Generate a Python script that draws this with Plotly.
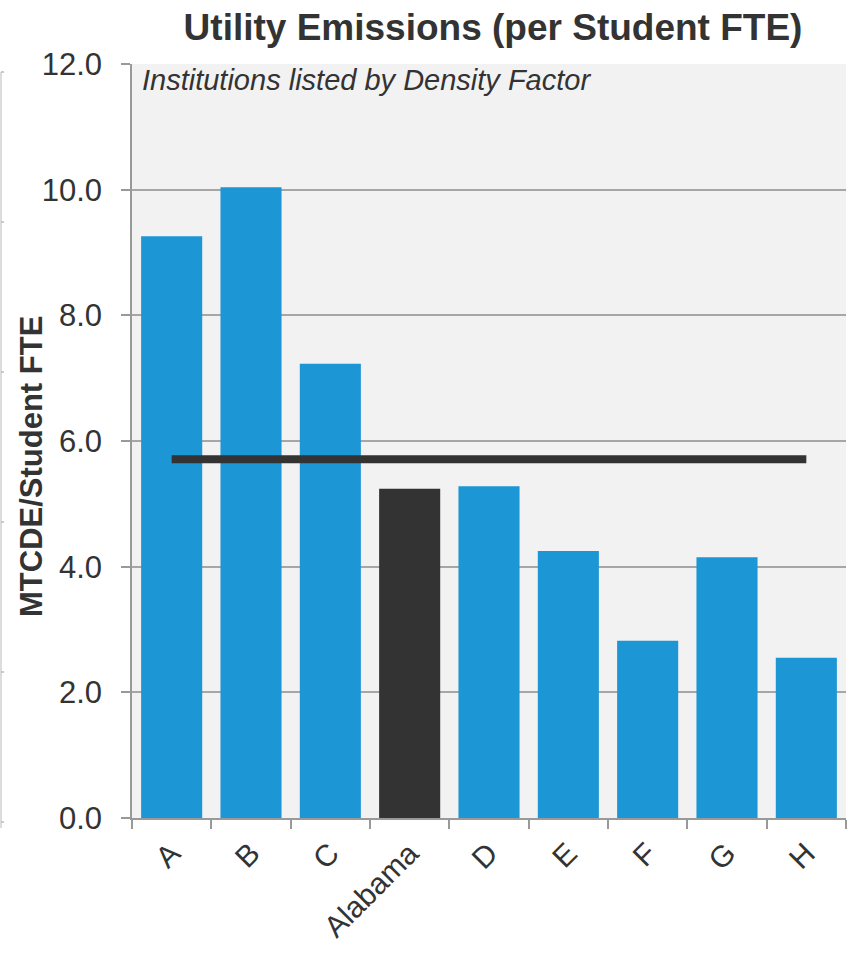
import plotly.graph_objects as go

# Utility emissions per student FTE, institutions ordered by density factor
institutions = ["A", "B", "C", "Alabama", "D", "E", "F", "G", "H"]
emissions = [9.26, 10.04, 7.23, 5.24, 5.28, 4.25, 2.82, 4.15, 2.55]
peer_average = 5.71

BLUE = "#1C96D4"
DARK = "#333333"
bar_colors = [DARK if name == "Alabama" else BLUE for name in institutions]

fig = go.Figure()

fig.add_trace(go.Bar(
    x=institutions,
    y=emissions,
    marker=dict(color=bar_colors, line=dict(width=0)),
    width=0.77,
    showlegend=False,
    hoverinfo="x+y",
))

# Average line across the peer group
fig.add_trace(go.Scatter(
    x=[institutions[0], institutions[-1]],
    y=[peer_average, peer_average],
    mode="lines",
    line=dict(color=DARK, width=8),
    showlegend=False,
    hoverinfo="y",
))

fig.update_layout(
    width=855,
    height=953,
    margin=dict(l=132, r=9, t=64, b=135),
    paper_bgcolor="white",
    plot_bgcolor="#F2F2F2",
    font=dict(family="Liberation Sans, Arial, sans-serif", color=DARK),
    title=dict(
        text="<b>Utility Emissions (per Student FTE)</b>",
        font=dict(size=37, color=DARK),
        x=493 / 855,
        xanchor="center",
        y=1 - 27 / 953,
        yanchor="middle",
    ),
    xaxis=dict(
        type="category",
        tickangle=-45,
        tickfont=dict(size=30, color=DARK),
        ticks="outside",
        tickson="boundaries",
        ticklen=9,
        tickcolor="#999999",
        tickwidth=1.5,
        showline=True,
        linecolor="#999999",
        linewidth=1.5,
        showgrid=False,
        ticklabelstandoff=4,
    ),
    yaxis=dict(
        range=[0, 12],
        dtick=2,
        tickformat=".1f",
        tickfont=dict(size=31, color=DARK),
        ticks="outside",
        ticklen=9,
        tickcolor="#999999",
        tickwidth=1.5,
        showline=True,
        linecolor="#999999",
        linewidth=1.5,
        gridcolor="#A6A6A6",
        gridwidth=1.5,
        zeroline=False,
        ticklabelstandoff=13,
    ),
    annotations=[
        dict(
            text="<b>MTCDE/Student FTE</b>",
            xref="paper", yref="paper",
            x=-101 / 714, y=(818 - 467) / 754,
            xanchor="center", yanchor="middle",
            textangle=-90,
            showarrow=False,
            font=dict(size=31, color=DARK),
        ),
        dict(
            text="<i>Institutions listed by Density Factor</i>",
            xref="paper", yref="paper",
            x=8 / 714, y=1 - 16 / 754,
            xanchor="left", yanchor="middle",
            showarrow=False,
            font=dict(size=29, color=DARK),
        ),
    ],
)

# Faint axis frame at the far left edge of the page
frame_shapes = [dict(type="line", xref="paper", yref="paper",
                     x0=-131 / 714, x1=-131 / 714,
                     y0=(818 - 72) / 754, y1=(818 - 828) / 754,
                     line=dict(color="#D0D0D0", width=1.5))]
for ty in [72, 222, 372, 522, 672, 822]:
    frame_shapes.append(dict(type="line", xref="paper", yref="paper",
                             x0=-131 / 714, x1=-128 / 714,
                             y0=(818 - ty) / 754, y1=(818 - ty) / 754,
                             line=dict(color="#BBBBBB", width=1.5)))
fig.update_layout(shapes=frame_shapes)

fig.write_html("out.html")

==

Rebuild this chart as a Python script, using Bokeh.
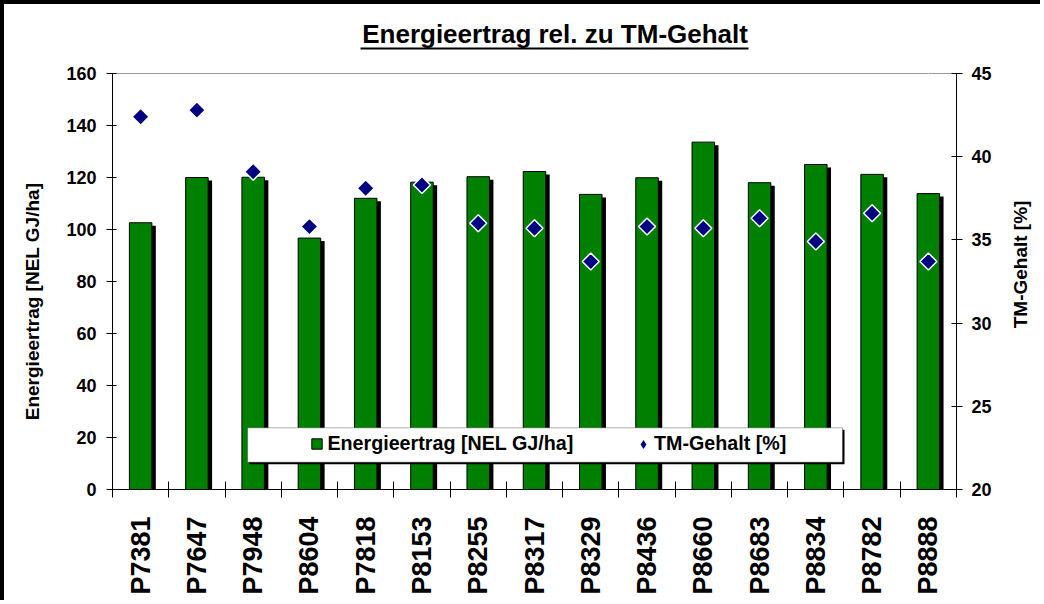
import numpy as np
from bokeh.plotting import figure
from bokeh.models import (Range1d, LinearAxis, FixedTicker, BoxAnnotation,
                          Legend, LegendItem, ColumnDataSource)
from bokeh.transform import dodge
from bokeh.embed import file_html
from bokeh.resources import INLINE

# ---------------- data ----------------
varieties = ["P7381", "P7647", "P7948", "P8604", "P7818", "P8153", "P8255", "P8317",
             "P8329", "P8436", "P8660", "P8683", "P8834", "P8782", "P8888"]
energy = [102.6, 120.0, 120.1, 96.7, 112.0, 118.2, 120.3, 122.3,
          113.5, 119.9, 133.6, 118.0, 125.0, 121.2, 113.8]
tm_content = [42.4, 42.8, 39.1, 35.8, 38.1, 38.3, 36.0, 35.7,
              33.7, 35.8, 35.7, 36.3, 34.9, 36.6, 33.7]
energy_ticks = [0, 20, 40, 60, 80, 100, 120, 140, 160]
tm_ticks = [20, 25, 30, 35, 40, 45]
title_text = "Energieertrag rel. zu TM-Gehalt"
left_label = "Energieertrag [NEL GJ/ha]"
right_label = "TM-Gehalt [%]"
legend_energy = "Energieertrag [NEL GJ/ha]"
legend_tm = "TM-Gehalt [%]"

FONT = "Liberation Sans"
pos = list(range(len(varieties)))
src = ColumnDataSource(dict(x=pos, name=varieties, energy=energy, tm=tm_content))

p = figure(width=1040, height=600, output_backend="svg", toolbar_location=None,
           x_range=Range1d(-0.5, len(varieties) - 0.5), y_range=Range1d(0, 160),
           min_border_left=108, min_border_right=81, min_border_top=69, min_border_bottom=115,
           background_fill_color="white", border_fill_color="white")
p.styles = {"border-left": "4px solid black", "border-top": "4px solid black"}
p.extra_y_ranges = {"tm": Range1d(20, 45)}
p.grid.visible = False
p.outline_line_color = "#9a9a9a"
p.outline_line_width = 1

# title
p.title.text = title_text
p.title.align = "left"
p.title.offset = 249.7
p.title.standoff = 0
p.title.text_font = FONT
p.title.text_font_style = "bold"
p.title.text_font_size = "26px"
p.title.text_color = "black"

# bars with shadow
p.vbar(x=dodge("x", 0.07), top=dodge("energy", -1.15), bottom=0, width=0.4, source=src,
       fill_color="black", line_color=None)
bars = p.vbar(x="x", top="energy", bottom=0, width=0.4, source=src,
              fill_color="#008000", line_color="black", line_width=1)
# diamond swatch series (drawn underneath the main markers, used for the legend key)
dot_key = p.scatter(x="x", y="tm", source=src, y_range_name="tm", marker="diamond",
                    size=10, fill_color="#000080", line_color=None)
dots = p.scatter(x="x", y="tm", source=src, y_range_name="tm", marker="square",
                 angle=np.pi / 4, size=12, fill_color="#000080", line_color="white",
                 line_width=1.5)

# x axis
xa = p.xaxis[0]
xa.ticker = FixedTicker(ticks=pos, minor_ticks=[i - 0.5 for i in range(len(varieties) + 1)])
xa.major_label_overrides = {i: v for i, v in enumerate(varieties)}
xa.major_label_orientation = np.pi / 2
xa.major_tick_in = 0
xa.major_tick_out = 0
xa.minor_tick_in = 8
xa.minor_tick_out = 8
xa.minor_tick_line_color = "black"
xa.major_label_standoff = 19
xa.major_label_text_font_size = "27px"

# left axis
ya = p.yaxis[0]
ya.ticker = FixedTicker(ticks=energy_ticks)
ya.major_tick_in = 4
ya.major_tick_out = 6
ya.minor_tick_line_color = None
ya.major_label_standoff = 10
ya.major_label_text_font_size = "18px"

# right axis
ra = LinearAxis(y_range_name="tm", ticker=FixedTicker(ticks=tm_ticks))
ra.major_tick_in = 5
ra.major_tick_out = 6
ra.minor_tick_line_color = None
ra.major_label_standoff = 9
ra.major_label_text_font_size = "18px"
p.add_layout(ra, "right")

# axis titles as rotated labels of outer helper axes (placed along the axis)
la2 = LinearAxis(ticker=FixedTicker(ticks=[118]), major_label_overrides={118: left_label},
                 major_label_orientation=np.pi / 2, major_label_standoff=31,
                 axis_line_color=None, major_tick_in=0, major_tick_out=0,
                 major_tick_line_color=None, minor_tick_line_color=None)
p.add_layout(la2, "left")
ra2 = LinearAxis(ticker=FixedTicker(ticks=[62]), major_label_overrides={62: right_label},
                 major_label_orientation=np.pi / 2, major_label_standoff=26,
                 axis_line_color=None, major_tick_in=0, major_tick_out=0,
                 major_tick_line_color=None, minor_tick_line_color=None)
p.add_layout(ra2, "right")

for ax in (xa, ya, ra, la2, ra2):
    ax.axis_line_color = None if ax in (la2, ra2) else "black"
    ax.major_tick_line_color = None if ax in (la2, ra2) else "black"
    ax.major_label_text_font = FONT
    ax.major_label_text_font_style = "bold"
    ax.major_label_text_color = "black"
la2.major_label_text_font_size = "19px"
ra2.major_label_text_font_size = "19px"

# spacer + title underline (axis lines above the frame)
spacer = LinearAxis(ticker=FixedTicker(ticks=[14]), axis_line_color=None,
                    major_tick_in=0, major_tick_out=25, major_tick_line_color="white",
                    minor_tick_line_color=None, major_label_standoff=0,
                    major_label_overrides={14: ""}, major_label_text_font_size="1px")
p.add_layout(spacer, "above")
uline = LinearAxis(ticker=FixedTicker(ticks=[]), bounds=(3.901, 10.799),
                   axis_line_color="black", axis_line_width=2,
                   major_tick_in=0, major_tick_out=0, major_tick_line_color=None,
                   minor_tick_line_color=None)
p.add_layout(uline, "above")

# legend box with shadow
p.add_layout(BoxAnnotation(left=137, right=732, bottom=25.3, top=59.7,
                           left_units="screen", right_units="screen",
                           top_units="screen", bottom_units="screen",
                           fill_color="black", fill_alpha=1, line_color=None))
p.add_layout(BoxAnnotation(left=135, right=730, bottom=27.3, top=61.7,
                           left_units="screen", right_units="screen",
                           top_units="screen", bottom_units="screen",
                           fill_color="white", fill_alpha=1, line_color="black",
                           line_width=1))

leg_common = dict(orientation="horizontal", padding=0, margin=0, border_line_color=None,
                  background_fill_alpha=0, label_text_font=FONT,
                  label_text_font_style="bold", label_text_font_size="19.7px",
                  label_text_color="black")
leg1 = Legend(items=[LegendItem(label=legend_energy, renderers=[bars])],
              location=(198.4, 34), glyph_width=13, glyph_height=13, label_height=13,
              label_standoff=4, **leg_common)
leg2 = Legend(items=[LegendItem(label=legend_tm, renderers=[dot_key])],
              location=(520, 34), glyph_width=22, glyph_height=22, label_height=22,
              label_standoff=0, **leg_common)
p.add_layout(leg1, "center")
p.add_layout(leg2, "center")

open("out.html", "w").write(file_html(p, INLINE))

* * *

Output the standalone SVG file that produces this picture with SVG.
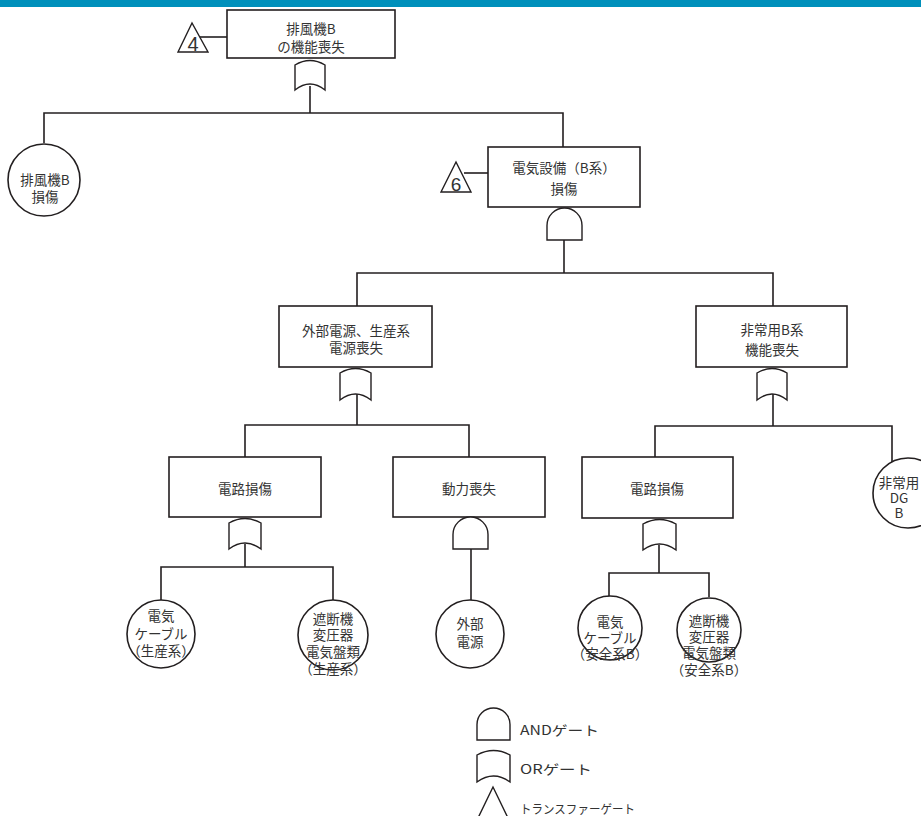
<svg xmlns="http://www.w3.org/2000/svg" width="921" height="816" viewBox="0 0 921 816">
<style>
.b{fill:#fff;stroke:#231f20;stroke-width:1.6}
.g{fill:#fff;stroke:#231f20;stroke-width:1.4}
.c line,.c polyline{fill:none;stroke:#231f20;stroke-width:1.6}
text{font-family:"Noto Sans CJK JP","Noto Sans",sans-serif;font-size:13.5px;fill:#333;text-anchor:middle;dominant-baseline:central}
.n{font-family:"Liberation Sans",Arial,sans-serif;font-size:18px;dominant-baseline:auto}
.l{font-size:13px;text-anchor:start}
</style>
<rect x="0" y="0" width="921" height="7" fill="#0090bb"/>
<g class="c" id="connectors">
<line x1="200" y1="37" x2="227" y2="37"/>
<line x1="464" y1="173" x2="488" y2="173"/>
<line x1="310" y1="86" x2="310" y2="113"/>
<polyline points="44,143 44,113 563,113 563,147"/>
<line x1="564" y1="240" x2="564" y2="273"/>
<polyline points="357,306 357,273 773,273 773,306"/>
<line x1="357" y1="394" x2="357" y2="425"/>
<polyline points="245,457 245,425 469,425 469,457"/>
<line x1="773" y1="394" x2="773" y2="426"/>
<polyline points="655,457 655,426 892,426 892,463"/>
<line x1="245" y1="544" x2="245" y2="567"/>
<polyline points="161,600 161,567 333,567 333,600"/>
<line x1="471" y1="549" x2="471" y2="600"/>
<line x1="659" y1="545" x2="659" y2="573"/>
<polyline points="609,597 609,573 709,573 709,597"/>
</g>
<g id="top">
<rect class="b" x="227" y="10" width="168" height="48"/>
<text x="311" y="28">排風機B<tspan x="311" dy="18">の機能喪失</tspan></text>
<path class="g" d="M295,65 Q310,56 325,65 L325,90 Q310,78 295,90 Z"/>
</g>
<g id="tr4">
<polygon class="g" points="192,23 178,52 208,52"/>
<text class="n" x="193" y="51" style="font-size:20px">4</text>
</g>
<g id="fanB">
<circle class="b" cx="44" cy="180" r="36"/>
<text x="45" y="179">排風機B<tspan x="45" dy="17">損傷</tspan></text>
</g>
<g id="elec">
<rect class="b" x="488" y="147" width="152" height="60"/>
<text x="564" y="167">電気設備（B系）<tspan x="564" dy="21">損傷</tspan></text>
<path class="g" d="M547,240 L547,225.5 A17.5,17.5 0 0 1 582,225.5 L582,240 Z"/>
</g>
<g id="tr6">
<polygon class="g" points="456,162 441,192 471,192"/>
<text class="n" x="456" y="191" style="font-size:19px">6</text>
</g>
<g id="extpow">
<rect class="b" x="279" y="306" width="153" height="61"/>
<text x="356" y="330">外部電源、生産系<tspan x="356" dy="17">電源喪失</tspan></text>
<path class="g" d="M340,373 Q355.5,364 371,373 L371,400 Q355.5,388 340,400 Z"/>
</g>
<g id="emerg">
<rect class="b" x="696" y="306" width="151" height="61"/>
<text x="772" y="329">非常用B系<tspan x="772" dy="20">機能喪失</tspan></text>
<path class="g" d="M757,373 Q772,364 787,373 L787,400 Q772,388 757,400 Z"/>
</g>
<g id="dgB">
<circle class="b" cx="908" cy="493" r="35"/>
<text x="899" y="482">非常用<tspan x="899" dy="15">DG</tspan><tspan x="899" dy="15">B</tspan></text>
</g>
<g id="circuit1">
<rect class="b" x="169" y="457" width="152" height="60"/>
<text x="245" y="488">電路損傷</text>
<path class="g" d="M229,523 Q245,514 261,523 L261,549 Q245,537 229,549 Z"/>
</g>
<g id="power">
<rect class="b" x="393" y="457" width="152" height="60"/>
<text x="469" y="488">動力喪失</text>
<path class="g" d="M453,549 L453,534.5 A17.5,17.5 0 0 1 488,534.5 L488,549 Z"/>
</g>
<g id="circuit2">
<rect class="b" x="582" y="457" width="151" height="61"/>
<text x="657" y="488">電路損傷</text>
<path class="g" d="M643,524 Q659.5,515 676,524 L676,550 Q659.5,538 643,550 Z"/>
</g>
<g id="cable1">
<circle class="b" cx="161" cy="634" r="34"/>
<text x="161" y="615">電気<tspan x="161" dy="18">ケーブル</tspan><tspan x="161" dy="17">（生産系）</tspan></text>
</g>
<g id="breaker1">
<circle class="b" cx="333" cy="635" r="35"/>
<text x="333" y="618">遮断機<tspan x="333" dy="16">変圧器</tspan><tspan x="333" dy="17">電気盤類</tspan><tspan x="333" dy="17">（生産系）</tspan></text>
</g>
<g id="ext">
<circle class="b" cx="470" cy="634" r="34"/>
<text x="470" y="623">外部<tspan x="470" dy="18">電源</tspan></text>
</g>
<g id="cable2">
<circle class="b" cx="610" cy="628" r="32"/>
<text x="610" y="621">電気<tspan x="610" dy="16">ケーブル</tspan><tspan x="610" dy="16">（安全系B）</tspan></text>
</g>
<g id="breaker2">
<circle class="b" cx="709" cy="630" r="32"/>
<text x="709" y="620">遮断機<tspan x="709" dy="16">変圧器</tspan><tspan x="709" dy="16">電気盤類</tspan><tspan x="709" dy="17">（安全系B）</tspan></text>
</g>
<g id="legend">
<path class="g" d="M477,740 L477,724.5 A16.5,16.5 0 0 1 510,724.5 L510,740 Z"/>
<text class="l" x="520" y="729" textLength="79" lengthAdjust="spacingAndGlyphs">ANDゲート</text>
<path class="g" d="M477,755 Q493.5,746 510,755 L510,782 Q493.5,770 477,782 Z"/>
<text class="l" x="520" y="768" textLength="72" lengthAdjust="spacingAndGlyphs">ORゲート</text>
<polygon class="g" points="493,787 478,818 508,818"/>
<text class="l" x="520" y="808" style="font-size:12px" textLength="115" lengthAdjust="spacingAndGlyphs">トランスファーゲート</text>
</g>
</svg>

■ Exercise objective ■
In the records above, find the line with "Rebuild this chart" and the line with "from bokeh.resources import INLINE", then restate word for word only those two lines and all lines between, omitting pictures.

■ Task answer ■
Rebuild this chart as a Python script, using Bokeh.
import numpy as np
from bokeh.plotting import figure
from bokeh.models import (Range1d, LinearAxis, FixedTicker, BoxAnnotation,
                          Legend, LegendItem, ColumnDataSource)
from bokeh.transform import dodge
from bokeh.embed import file_html
from bokeh.resources import INLINE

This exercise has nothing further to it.